* **What is being asked**
From the line with "Emit a component" to the line with "const right = 1208;", both included, repeat each line exactly and leave out the pictures.

* **Extracted records**
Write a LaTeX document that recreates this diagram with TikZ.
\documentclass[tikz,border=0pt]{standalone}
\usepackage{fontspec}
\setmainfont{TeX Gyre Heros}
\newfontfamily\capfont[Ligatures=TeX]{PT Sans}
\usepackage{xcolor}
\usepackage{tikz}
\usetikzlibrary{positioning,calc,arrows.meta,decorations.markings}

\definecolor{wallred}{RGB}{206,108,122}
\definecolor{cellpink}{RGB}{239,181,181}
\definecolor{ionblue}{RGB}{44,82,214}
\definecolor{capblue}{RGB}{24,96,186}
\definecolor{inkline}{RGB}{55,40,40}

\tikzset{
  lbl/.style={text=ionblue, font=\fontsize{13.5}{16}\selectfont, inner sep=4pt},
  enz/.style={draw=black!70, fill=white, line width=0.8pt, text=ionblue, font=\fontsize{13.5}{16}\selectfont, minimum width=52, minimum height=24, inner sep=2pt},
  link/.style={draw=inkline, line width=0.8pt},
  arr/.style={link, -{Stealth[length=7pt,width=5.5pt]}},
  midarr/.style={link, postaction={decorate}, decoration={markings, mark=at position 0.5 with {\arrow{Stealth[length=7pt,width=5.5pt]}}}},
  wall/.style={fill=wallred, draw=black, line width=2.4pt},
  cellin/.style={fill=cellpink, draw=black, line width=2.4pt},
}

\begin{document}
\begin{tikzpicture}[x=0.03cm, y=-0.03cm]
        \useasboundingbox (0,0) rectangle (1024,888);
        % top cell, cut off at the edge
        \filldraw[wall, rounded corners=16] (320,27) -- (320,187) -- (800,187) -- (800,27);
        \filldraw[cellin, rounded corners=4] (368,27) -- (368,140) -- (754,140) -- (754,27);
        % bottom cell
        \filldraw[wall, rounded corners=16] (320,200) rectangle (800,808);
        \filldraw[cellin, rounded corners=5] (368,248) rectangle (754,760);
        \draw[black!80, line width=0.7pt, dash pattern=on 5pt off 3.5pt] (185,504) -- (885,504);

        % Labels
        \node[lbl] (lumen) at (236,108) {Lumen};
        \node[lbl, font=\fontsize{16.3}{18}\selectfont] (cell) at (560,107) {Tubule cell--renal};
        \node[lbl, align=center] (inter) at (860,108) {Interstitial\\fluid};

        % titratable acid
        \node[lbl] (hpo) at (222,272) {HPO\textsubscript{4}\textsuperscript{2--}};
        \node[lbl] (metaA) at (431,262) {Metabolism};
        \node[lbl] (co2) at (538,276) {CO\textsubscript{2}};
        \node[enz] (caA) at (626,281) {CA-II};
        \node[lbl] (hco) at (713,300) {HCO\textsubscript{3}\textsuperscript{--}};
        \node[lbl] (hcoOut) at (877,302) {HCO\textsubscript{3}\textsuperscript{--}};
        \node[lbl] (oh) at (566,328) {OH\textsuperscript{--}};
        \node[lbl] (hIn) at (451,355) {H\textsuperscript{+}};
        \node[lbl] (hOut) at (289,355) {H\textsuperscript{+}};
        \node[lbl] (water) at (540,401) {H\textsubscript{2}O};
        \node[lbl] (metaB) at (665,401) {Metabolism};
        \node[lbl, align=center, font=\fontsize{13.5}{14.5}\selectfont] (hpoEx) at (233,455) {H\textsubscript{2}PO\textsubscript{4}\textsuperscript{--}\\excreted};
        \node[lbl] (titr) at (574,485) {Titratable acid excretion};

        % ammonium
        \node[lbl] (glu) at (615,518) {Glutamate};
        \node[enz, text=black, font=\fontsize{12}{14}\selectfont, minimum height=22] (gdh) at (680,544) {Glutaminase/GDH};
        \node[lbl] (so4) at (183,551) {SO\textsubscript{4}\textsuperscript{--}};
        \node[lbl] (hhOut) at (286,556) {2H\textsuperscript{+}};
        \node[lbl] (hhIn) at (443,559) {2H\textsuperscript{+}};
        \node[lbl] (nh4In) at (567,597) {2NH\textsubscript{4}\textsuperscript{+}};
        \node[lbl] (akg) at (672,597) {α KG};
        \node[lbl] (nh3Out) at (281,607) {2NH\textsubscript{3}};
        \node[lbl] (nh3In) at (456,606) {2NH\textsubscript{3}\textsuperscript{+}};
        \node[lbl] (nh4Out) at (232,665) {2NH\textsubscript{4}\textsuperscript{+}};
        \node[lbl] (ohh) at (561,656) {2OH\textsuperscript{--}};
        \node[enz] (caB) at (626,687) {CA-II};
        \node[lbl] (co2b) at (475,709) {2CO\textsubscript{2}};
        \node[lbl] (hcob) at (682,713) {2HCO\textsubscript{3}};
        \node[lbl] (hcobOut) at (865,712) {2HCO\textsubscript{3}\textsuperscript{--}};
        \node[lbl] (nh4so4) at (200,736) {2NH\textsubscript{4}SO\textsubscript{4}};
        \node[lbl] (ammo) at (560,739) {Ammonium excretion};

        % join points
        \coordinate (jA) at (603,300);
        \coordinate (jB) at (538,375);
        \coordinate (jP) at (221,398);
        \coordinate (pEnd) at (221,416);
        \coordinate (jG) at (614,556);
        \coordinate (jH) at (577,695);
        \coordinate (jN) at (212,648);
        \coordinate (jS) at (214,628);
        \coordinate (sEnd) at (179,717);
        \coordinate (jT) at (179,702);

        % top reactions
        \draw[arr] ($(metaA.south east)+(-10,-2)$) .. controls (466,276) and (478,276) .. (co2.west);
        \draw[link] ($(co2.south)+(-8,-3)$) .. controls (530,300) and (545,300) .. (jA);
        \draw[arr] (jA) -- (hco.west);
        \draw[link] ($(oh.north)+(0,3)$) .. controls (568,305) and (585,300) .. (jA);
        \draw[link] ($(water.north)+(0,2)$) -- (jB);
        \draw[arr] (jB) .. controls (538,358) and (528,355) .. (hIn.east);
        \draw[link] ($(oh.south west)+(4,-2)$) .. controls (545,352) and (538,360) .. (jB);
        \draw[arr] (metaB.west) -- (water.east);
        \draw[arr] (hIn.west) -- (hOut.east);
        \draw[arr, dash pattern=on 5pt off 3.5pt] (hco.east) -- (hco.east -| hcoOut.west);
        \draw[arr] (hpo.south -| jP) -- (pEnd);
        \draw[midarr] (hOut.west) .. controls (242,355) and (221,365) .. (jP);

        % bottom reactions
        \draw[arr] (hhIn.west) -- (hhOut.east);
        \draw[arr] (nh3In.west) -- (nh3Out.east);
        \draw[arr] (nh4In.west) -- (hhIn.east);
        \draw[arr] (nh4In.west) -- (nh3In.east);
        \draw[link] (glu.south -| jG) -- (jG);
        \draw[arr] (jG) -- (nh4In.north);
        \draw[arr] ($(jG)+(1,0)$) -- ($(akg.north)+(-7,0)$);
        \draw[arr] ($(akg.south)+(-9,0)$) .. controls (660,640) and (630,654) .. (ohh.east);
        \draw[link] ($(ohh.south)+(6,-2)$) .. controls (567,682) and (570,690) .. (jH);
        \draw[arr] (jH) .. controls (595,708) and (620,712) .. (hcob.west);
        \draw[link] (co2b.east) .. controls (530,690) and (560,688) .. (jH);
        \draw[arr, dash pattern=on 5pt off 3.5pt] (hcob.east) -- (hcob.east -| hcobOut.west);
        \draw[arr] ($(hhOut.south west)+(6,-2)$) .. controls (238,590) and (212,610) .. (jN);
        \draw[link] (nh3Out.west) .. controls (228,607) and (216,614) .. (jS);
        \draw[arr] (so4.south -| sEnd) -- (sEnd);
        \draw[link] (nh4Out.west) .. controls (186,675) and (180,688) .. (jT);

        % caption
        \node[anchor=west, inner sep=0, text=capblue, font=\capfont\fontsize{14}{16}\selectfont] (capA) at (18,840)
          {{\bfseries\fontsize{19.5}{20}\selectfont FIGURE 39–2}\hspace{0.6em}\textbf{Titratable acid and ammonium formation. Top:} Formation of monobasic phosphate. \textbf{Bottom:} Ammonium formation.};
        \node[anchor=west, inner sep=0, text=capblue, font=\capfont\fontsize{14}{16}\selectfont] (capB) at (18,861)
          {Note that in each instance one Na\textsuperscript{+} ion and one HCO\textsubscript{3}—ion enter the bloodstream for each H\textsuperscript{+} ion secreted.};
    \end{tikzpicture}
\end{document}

--

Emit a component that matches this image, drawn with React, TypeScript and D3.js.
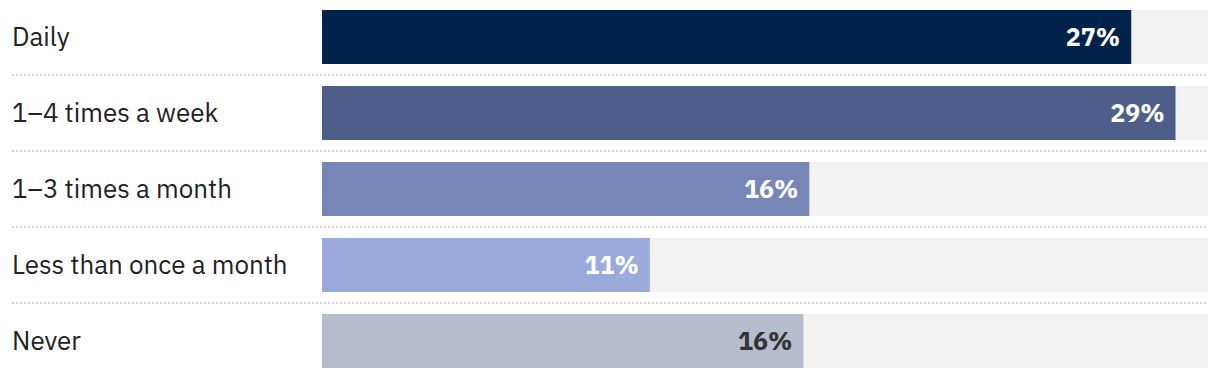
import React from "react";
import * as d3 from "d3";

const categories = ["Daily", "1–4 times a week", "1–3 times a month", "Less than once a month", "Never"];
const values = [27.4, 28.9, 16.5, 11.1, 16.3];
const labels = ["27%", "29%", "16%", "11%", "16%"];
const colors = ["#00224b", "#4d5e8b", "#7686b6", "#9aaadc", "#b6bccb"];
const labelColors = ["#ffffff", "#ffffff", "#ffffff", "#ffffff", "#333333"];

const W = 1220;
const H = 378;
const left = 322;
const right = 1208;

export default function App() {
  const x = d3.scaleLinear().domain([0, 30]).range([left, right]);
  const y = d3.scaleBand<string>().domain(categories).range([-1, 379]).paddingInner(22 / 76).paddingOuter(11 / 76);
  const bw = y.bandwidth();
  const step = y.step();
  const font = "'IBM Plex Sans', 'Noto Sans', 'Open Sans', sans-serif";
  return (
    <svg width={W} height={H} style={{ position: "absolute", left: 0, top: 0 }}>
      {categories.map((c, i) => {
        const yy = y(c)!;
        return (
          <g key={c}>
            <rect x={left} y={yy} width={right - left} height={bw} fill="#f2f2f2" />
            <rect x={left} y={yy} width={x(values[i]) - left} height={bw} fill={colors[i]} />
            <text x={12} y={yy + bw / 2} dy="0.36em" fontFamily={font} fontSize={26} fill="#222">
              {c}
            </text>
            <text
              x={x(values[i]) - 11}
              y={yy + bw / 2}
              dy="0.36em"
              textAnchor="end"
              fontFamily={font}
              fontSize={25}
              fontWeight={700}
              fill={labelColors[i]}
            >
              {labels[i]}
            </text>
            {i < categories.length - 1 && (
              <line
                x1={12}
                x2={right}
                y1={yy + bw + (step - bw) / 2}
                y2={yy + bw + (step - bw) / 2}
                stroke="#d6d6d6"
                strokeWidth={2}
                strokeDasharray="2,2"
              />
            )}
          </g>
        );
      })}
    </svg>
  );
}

* **In response**
Emit a component that matches this image, drawn with React, TypeScript and D3.js.
import React from "react";
import * as d3 from "d3";

const categories = ["Daily", "1–4 times a week", "1–3 times a month", "Less than once a month", "Never"];
const values = [27.4, 28.9, 16.5, 11.1, 16.3];
const labels = ["27%", "29%", "16%", "11%", "16%"];
const colors = ["#00224b", "#4d5e8b", "#7686b6", "#9aaadc", "#b6bccb"];
const labelColors = ["#ffffff", "#ffffff", "#ffffff", "#ffffff", "#333333"];

const W = 1220;
const H = 378;
const left = 322;
const right = 1208;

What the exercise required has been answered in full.